** begin ENTRIES PROVIDED **

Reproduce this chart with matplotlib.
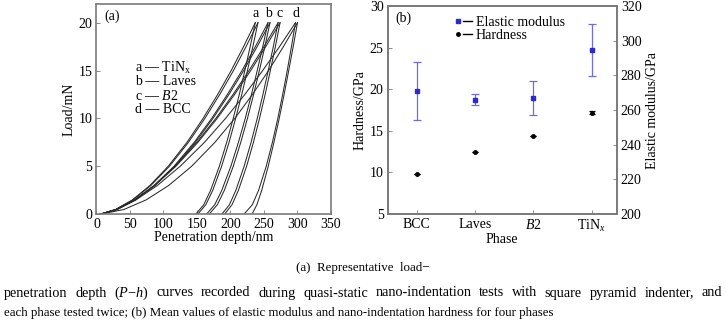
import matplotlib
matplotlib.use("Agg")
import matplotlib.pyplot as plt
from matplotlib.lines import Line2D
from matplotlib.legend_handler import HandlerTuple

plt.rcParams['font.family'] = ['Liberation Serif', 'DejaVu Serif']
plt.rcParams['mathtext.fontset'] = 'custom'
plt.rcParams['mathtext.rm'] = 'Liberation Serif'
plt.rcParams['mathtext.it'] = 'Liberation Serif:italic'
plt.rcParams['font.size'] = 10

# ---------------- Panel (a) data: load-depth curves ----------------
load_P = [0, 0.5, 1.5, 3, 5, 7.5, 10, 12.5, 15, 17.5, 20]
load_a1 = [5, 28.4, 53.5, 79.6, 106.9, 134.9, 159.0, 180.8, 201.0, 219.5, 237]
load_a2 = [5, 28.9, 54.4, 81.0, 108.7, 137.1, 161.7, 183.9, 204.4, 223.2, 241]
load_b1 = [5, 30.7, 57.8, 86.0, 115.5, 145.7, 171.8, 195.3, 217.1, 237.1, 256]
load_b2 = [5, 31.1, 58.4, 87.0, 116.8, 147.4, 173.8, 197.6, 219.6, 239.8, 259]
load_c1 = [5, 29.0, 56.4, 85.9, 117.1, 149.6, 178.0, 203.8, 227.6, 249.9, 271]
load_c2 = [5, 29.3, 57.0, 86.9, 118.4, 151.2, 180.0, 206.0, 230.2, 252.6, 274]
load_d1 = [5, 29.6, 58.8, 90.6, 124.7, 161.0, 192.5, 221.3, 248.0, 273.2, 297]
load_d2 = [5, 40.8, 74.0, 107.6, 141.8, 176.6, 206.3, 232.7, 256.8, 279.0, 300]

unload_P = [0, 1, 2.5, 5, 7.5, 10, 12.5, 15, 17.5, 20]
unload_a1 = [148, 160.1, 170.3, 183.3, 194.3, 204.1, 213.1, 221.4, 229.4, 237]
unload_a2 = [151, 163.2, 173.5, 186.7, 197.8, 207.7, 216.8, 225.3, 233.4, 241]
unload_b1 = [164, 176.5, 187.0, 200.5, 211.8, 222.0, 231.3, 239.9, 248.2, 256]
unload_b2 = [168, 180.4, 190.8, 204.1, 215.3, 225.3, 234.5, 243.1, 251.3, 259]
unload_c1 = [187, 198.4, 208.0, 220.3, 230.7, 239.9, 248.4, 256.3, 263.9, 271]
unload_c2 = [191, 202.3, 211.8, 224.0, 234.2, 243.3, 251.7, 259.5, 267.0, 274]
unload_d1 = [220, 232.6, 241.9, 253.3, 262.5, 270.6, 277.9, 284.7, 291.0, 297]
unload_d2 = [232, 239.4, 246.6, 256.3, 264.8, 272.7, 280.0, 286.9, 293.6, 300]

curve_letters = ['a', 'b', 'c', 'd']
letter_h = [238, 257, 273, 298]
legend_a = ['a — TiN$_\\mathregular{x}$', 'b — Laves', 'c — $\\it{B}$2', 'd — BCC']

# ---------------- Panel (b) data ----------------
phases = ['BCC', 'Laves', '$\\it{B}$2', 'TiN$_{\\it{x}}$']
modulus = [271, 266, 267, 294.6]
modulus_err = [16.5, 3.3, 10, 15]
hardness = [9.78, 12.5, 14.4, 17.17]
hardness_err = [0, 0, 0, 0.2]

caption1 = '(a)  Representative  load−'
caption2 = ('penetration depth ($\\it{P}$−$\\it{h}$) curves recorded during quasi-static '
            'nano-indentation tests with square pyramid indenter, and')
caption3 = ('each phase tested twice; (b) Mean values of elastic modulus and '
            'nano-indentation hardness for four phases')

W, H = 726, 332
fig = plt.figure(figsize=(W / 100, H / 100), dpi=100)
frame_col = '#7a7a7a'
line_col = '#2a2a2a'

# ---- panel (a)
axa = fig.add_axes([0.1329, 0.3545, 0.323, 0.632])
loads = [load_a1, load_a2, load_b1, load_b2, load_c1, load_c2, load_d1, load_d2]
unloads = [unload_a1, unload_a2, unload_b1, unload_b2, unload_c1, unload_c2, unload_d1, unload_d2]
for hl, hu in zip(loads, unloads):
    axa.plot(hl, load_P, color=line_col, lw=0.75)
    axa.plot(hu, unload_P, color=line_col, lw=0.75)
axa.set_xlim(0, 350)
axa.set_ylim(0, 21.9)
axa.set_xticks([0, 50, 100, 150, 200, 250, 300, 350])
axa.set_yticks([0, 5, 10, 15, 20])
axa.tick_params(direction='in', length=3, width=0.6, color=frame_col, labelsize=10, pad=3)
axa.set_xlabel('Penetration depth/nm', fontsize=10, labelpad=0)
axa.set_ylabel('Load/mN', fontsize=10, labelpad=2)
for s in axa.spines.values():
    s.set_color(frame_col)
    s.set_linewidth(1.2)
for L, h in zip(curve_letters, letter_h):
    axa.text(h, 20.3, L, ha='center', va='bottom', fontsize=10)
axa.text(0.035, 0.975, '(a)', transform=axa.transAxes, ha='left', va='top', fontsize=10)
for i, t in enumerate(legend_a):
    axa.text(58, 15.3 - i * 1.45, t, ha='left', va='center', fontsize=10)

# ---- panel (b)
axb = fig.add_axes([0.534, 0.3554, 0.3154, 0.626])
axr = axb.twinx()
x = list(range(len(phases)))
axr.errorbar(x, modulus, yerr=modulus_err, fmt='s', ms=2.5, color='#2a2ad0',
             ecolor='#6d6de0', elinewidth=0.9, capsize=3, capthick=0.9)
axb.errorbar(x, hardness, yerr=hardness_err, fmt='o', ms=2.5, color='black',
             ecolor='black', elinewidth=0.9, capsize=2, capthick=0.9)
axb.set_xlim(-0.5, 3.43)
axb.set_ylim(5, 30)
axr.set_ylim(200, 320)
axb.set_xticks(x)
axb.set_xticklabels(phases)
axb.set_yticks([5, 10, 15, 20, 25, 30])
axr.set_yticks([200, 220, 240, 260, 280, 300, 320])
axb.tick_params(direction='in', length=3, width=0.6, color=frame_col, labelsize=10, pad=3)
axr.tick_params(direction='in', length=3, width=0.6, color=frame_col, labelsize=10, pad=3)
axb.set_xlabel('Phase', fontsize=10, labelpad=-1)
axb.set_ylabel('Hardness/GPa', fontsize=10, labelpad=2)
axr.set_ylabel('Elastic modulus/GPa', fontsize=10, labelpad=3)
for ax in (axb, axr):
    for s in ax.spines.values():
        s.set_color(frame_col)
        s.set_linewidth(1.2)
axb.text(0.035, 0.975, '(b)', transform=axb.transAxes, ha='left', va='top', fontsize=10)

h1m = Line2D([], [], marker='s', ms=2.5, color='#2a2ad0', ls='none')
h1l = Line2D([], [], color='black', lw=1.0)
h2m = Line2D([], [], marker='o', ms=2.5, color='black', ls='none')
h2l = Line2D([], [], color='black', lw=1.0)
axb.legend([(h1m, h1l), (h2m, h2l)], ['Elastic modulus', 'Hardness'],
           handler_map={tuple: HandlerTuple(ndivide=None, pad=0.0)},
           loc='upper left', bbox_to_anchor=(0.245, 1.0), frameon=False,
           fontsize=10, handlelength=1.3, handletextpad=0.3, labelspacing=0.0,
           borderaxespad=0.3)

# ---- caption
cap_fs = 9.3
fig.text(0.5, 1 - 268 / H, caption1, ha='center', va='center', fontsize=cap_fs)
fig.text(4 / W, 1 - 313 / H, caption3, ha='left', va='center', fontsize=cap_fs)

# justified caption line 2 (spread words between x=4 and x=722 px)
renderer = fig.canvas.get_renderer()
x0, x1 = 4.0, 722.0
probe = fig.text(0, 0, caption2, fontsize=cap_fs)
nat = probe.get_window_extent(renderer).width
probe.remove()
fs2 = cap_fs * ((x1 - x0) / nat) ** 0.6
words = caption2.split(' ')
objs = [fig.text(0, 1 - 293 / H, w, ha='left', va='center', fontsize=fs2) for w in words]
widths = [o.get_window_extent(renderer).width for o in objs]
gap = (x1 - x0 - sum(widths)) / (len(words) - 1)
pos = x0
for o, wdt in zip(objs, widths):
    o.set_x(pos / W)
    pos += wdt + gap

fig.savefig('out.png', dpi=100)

** end ENTRIES PROVIDED **
** begin ENTRIES PROVIDED **

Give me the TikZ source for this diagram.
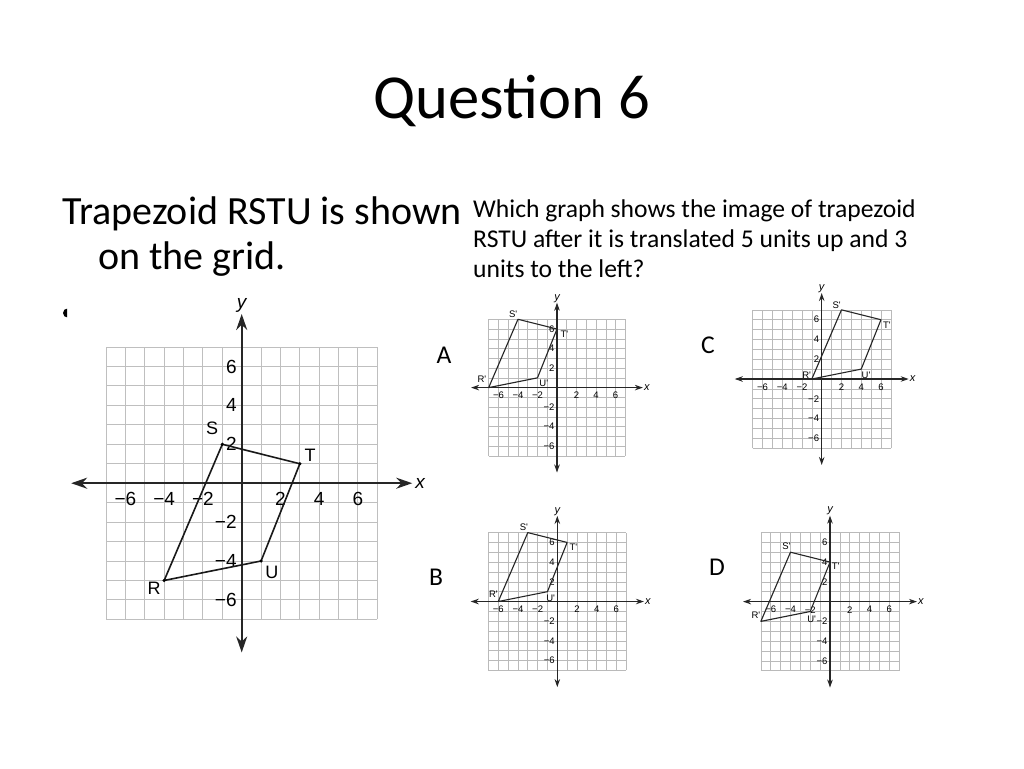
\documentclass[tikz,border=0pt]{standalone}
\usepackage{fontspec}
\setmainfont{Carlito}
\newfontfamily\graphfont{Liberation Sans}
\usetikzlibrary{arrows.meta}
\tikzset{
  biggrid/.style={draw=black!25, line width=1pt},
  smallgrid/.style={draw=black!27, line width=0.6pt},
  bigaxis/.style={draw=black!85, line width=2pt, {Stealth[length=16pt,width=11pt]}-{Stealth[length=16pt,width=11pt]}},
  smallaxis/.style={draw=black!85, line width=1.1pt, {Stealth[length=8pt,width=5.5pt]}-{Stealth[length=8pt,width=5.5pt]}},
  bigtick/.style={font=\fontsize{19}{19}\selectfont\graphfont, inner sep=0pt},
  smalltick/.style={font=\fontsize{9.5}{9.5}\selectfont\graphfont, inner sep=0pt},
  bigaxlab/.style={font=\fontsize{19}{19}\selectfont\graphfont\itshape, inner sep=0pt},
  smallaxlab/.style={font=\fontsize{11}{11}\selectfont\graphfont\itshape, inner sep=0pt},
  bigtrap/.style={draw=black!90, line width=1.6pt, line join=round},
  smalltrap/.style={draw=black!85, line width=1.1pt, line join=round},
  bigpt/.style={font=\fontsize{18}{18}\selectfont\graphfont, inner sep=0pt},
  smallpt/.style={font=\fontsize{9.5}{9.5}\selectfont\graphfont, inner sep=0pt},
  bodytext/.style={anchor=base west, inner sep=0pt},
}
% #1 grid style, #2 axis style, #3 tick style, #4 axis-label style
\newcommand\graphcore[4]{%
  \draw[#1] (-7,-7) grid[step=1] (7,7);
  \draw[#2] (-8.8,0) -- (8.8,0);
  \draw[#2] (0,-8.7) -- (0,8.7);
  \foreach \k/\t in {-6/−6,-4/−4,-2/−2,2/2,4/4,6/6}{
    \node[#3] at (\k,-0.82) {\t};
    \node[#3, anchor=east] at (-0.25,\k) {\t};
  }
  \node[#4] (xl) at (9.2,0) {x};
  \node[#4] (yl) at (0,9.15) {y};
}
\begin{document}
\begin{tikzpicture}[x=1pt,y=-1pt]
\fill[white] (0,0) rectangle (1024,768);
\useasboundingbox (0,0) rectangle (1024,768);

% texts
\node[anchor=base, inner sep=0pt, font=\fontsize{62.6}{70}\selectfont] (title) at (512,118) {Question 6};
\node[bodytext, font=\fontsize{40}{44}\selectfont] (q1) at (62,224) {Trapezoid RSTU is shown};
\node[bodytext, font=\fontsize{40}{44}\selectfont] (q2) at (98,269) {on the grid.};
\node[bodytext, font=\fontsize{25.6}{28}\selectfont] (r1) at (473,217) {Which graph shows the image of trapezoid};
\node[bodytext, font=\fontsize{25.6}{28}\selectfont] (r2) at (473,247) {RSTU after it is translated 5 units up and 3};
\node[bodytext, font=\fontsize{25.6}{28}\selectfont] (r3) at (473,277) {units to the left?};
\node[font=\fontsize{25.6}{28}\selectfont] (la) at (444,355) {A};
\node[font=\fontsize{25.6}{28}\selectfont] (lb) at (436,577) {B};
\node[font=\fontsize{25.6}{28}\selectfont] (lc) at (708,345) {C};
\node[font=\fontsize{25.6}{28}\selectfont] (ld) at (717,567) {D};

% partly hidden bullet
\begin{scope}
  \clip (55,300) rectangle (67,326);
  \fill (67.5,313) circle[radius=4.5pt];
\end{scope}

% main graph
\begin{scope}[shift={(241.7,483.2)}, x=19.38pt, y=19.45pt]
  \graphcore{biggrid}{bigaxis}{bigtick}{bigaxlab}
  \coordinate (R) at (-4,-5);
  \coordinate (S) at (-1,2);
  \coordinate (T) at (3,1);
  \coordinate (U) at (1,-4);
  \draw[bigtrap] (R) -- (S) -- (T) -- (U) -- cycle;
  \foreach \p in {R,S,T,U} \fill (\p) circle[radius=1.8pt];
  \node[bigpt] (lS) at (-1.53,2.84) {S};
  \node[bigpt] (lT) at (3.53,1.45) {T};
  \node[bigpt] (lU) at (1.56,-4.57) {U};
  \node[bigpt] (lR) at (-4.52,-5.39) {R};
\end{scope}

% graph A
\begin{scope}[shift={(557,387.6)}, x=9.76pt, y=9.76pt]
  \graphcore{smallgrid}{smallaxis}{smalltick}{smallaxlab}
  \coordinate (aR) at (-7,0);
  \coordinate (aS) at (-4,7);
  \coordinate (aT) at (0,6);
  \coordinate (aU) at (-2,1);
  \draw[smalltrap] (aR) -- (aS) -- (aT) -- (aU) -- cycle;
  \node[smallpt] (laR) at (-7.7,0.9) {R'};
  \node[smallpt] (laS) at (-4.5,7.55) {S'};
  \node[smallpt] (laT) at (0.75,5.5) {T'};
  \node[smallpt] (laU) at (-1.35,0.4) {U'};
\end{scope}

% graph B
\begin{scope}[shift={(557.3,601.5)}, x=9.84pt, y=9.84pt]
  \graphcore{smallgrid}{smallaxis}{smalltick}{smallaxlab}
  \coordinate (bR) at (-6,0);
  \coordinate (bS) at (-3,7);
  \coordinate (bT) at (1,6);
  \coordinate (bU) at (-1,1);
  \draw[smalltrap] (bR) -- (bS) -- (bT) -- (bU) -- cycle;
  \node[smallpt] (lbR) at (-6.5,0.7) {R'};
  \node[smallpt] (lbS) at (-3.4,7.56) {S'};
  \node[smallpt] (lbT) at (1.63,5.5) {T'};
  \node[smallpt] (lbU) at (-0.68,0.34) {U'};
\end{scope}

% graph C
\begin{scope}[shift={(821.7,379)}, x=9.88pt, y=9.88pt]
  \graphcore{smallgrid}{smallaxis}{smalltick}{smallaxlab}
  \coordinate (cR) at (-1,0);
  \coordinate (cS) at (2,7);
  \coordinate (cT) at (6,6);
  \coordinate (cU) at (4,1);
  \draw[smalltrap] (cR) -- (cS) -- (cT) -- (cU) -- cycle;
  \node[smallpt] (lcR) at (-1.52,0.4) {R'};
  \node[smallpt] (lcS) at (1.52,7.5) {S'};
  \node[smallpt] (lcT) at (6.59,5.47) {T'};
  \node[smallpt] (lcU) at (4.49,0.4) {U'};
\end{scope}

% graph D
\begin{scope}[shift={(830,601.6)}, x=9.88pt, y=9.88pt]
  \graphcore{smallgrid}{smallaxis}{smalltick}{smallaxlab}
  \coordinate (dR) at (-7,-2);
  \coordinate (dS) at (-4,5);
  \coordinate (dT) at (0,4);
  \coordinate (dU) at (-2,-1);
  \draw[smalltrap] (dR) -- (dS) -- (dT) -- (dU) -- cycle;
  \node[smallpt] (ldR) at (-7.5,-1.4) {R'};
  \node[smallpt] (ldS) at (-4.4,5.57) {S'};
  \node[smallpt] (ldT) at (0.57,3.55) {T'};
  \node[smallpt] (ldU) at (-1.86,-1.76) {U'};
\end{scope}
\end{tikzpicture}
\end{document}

** end ENTRIES PROVIDED **

**WHAT IS EXPECTED**
With the pictures removed from your copy, retype the lines above from the one that contains "Reproduce this chart with matplotlib." through the one that contains "from matplotlib.legend_handler import", exactly.

**TASK SOLUTION**
Reproduce this chart with matplotlib.
import matplotlib
matplotlib.use("Agg")
import matplotlib.pyplot as plt
from matplotlib.lines import Line2D
from matplotlib.legend_handler import HandlerTuple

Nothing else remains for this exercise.